9. COI disclosure without resolution → Structural resolution required, not just disclosure
The application should require a COI section that not only discloses conflicts but proposes a structural resolution — and stewards should evaluate whether the proposed resolution is adequate before endorsing. “We will recuse from relevant discussions” is not a resolution. “We will not execute scope item X under this grant; the DAO will separately procure that work” is. The distinction is between managing a conflict and removing it.
Meta-solution: Publish evaluation rubrics before the application window opens
The single highest-leverage change. If applicants know they will be scored on budget transparency, ENS-specific technical investigation, quarterly milestone structure, and KPI specificity before they write their proposals, the average quality of submissions rises substantially. Rubrics don’t need to be the exact internal scoring weights — just the criteria and what good looks like. Several applicants in this cohort would have written materially different proposals with this information available upfront.
Risks
-
Knowing the prompt ahead of time could be a case for gamification.
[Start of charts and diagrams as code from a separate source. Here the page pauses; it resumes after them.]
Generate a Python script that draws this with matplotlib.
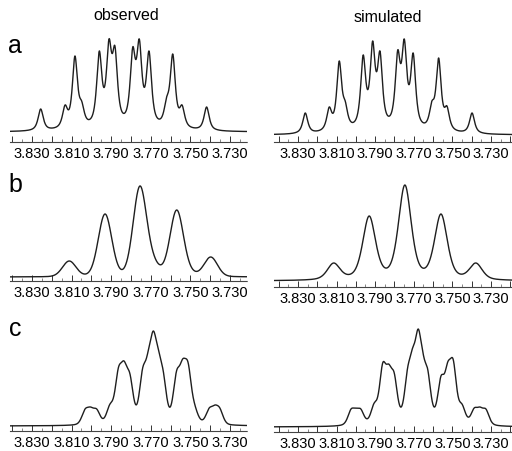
import numpy as np
import matplotlib
matplotlib.use("Agg")
import matplotlib.pyplot as plt
from matplotlib.ticker import MultipleLocator, FuncFormatter

plt.rcParams['font.family'] = ['Liberation Sans', 'DejaVu Sans']

# peak lists: position (ppm) and apparent height (a.u.)
a_obs_ppm = [3.8256, 3.8133, 3.8083, 3.8049, 3.7960, 3.7911, 3.7881,
             3.7791, 3.7758, 3.7709, 3.7620, 3.7589, 3.7542, 3.7418]
a_obs_h = [23, 27, 76, 31, 81, 93, 86, 85, 93, 81, 35, 78, 27, 25]

a_sim_ppm = [3.8262, 3.8138, 3.8086, 3.8055, 3.7962, 3.7913, 3.7875,
             3.7783, 3.7749, 3.7703, 3.7606, 3.7571, 3.7528, 3.7398]
a_sim_h = [22, 28, 74, 34, 80, 94, 84, 85, 96, 82, 34, 77, 29, 22]

b_obs_ppm = [3.8112, 3.7931, 3.7755, 3.7687, 3.7569, 3.7500, 3.7397]
b_obs_h = [16, 63, 91, 24, 67, 12, 20]

b_sim_ppm = [3.8115, 3.7931, 3.7746, 3.7559, 3.7378]
b_sim_h = [18, 65, 96, 67, 18]

c_obs_ppm = [3.8032, 3.8004, 3.7973, 3.7906, 3.7864, 3.7835, 3.7805,
             3.7741, 3.7712, 3.7687, 3.7662, 3.7637, 3.7570, 3.7539,
             3.7511, 3.7477, 3.7405, 3.7376, 3.7351]
c_obs_h = [17, 19, 17, 22, 58, 65, 52, 58, 76, 95, 77, 55, 55, 67,
           63, 21, 18, 21, 18]

c_sim_ppm = [3.8025, 3.7999, 3.7974, 3.7905, 3.7861, 3.7830, 3.7801,
             3.7732, 3.7706, 3.7677, 3.7654, 3.7628, 3.7559, 3.7524,
             3.7495, 3.7450, 3.7387, 3.7357, 3.7326]
c_sim_h = [18, 19, 18, 24, 64, 63, 54, 59, 79, 98, 76, 58, 51, 65,
           67, 23, 19, 20, 18]

tick_labels = ['3.830', '3.810', '3.790', '3.770', '3.750', '3.730']


def shape(x, c, w, eta):
    u = (x - c) / (w / 2)
    return eta / (1 + u ** 2) + (1 - eta) * np.exp(-np.log(2) * u ** 2)


def spectrum(x, ppm, h, w, eta):
    ppm = np.asarray(ppm)
    m = shape(ppm[:, None], ppm[None, :], w, eta)
    amp = np.linalg.solve(m, np.asarray(h, float))
    return sum(a * shape(x, c, w, eta) for a, c in zip(amp, ppm))


W, H = 512, 452
fig = plt.figure(figsize=(W / 100, H / 100), dpi=100)


def fmt(v, pos):
    s = '%.3f' % v
    return s if s in tick_labels else ''


def panel(x0, x1, axis_y, top_y, gap, xlim, ppm, h, w, eta):
    ax = fig.add_axes([x0 / W, 1 - axis_y / H, (x1 - x0) / W, (axis_y - top_y) / H])
    x = np.linspace(xlim[0], xlim[1], 2000)
    ax.plot(x, spectrum(x, ppm, h, w, eta), color='#1e1e1e', lw=1.0)
    ax.set_xlim(xlim)
    ax.set_ylim(-gap, axis_y - top_y - gap)
    for s in ['top', 'left', 'right']:
        ax.spines[s].set_visible(False)
    ax.spines['bottom'].set_linestyle((0, (1, 1)))
    ax.spines['bottom'].set_color('#444')
    ax.set_yticks([])
    ax.xaxis.set_major_locator(MultipleLocator(0.01))
    ax.xaxis.set_minor_locator(MultipleLocator(0.005))
    ax.xaxis.set_major_formatter(FuncFormatter(fmt))
    ax.tick_params(axis='x', which='major', direction='in', length=4, width=0.7,
                   color='#333', labelsize=10.5, pad=3)
    ax.tick_params(axis='x', which='minor', direction='in', length=2, width=0.5,
                   color='#555')
    ax.patch.set_alpha(0)
    return ax


left = (10, 247, (3.8411, 3.7214))
right = (274, 512, (3.8424, 3.7191))

panel(left[0], left[1], 143, 30, 10, left[2], a_obs_ppm, a_obs_h, 0.0031, 0.8)
panel(right[0], right[1], 143, 30, 7, right[2], a_sim_ppm, a_sim_h, 0.0031, 0.85)
panel(left[0], left[1], 282, 175, 4, left[2], b_obs_ppm, b_obs_h, 0.0080, 0.1)
panel(right[0], right[1], 288, 175, 6, right[2], b_sim_ppm, b_sim_h, 0.0078, 0.45)
panel(left[0], left[1], 432, 320, 5, left[2], c_obs_ppm, c_obs_h, 0.0040, 0.3)
panel(right[0], right[1], 433, 320, 5, right[2], c_sim_ppm, c_sim_h, 0.0040, 0.4)

fig.text(126 / W, 1 - 16 / H, 'observed', ha='center', va='center', fontsize=11.5)
fig.text(388 / W, 1 - 17 / H, 'simulated', ha='center', va='center', fontsize=11.5)
for lab, y in [('a', 46), ('b', 185), ('c', 329)]:
    fig.text(15 / W, 1 - y / H, lab, ha='center', va='center', fontsize=18)

fig.savefig('out.png', dpi=100)
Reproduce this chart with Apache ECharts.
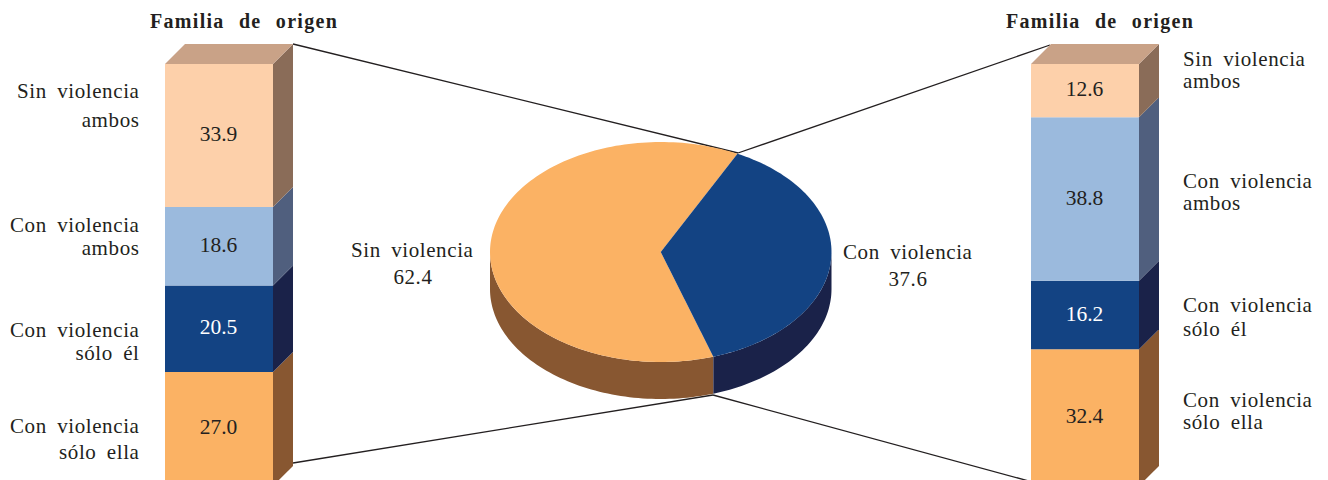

- Perhaps ideals should be communicated publicly, with exact methodology kept secret.
- Anyone who knows the prompt cannot be a service provider.
- Allow for up to two resubmissions for applications that do not meet the acceptance threshold
-
AIs are agreeable even with multiple red flags raised, and weak applications may still score well.
- This is a R&D problem and can be improved over time.
Conclusion
- This experiment demonstrates that AI can provide a consistent scoring, ranking and evaluation methodology for screening applications
- Quality, actionable feedback can be provided for every applicant, allowing for fast iteration.
- Evaluation with actionable feedback provides intervention points for voters to align on, reducing cognitive burden.
- Screening applications for eligibility can be automated ensuring that applicants meet the standard as defined by the DAO.
- Perhaps most importantly: the uncomfortable observations get surfaced without social cost (i.e. “the AI said what everyone is thinking”).